Vancouver, Canada-based quartet Szabotage is a newcomer to the rock landscape, founded in April 2020, but they’ve established a signature style and sound within a little more than two years. Szabotage emerged out of two distinct creative “parts” colliding to form a greater whole. Guitarist Victor Szabo and vocalist James Phillips started working on music together seventeen years ago as did bassist Mike Dykeman and drummer Grant Moynes. Szabo connected with Dykeman in early 2020, however, and the rhythm section three thousand miles away soon found themselves working alongside new creative partners. Friendship every bit as much as music strengthens their collaboration.
Their new release Six-Pack features six tracks packing more of a wallop than many modern full-length albums. Szabotage understands the benefits of dynamics and how to utilize them effectively, but applying those lessons is a selective process. The first song “Mistakes Were Made” forsakes any hint of artistic sleight of hand in favor of a punishing opener that sets a tone for everything after. It is a studio recording, of course, but even longtime guitar fans cannot help but be impressed by the warm, all-enveloping sound Szabo achieves.
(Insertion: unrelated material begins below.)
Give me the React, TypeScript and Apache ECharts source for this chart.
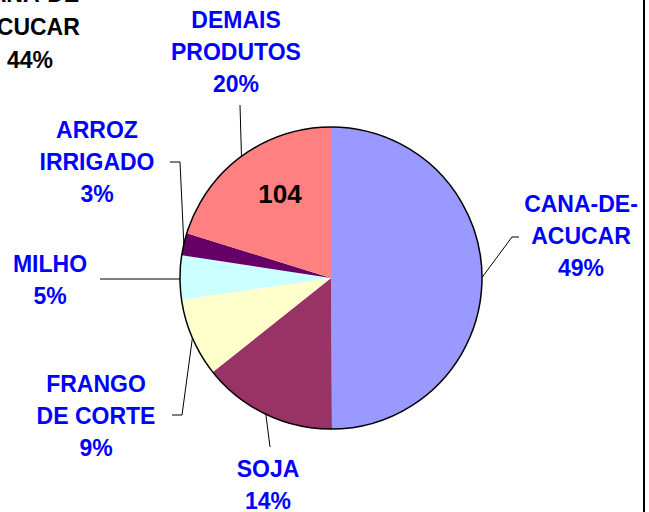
import React, { useEffect, useRef } from 'react';
import * as echarts from 'echarts';

const categories = ['CANA-DE-\nACUCAR', 'SOJA', 'FRANGO\nDE CORTE', 'MILHO', 'ARROZ\nIRRIGADO', 'DEMAIS\nPRODUTOS'];
// slice sizes as read from the drawn wedges
const sliceValues = [49.9, 14.4, 8.4, 4.7, 2.4, 20.2];
// percentages printed on the labels
const shownPercents = [49, 14, 9, 5, 3, 20];
const sliceColors = ['#9999FF', '#993366', '#FFFFCC', '#CCFFFF', '#660066', '#FF8080'];
const centerNote = '104';
const neighbourLabel = 'CANA-DE-\nACUCAR\n44%';

// label placement (layout only): label centre, then leader-line bend/end points
const labelSpots: { x: number; y: number; path: number[][]; flatY?: number }[] = [
  { x: 581, y: 236, path: [[512, 237], [519, 237]] },
  { x: 268, y: 485, path: [[270, 447]] },
  { x: 96, y: 416, path: [[182, 415], [172, 415]] },
  { x: 50, y: 280, path: [[100, 279]], flatY: 279 },
  { x: 97, y: 162, path: [[180, 162], [170, 162]] },
  { x: 236, y: 52, path: [[240, 105]] },
];

const FONT = '"Liberation Sans", Arial, Helvetica, sans-serif';

export default function App() {
  const ref = useRef<HTMLDivElement>(null);
  useEffect(() => {
    if (!ref.current) return;
    const chart = echarts.init(ref.current, undefined, { renderer: 'svg' });
    const data = categories.map((name, i) => ({
      name,
      value: sliceValues[i],
      itemStyle: { color: sliceColors[i] },
    }));
    chart.setOption({
      animation: false,
      backgroundColor: '#FFFFFF',
      series: [
        {
          type: 'pie',
          center: [331, 278],
          radius: [0, 151],
          startAngle: 90,
          clockwise: true,
          avoidLabelOverlap: false,
          silent: true,
          data,
          itemStyle: { borderWidth: 0 },
          label: {
            show: true,
            position: 'outside',
            formatter: (p: any) => `${p.name}\n${shownPercents[p.dataIndex]}%`,
            color: '#0000FF',
            fontFamily: FONT,
            fontWeight: 'bold',
            fontSize: 23,
            lineHeight: 32,
            align: 'center',
          },
          labelLine: {
            show: true,
            length: 10,
            length2: 10,
            smooth: false,
            lineStyle: { color: '#000000', width: 1 },
          },
          labelLayout: (params: any) => {
            const s = labelSpots[params.dataIndex];
            const p0 = params.labelLinePoints ? params.labelLinePoints[0] : s.path[0];
            const start = s.flatY !== undefined ? [p0[0], s.flatY] : p0;
            return {
              x: s.x,
              y: s.y,
              align: 'center',
              verticalAlign: 'middle',
              labelLinePoints: [start, ...s.path],
            };
          },
        },
        {
          type: 'pie',
          center: [331, 278],
          radius: [0, 151],
          silent: true,
          data: [{ value: 1, name: 'outline' }],
          itemStyle: { color: 'rgba(0,0,0,0)', borderColor: '#000000', borderWidth: 1.5 },
          label: { show: false },
          labelLine: { show: false },
        },
      ],
      graphic: [
        {
          type: 'text',
          z: 100,
          x: 280,
          y: 194,
          style: {
            text: centerNote,
            fill: '#000000',
            font: `bold 26px ${FONT}`,
            align: 'center',
            verticalAlign: 'middle',
            textAlign: 'center',
            textVerticalAlign: 'middle',
          },
        },
        {
          type: 'text',
          z: 100,
          x: 30,
          y: 27,
          style: {
            text: neighbourLabel,
            fill: '#000000',
            font: `bold 23px ${FONT}`,
            lineHeight: 33,
            align: 'center',
            verticalAlign: 'middle',
            textAlign: 'center',
            textVerticalAlign: 'middle',
          },
        },
        {
          type: 'rect',
          z: 100,
          shape: { x: 643, y: 0, width: 2, height: 512 },
          style: { fill: '#000000' },
        },
      ],
    });
    return () => chart.dispose();
  }, []);
  return (
    <div
      ref={ref}
      style={{ position: 'absolute', left: 0, top: 0, width: 649, height: 512 }}
    />
  );
}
“Channeling” is a pummeling experience. The band never jettisons musicality in favor of splitting listener’s skulls open with bludgeoning riffs, but they aren’t bashful about demonstrating their instrumental power. Listeners familiar with the modern hard rock and metal will hear plenty of time-tested tropes. It isn’t a wearisome experience, however. “Are We Machines” has several factors illustrating the stylistic differences separating Szabotage from many of their contemporaries. The subject matter stands out, of course, but it’s important to note that Szabotage is actually writing about a familiar theme in rock music, albeit with their own spin.
The EP’s fourth cut “Joyride” continues developing the accessibility heard in the third song. Accessibility, however, is a relative thing and there’s never any hint of the band diluting their sound. It’s diversification. Instead of hard-hitting and brisk riffs, Szabotage mixes their attack up and alternates it with lighter touches. Listeners get another shift, however, when the band reorients themselves into crushing metal mode for the track “Sinn Fein”. It’s Szabotage at their most unbridled and raucous, but it isn’t sound and fury signifying nothing.
The closer “Fremont” has a possible personal tilt missing from earlier songs to such a degree. It’s cut from the same cloth as the earlier “Joyride”, but Szabotage elaborates on the earlier song’s potential rather than rehashing it. Victor Szabo’s guitar leads much of the way over these six songs but there’s no doubting Moynes’ and Dykeman’s impact in the rhythm section. They provide an enormous and responsive foundation for the songs.
Phillips is a great vocalist but the way he’s framed on this album won’t be everyone’s cup of tea. Some listeners may wish the band would just let him sing, skipping the post-production effects, but they are arguably missing the point. Phillips’ delivery is well-suited to Six-Pack’s half-dozen songs and will help put them over the top for many.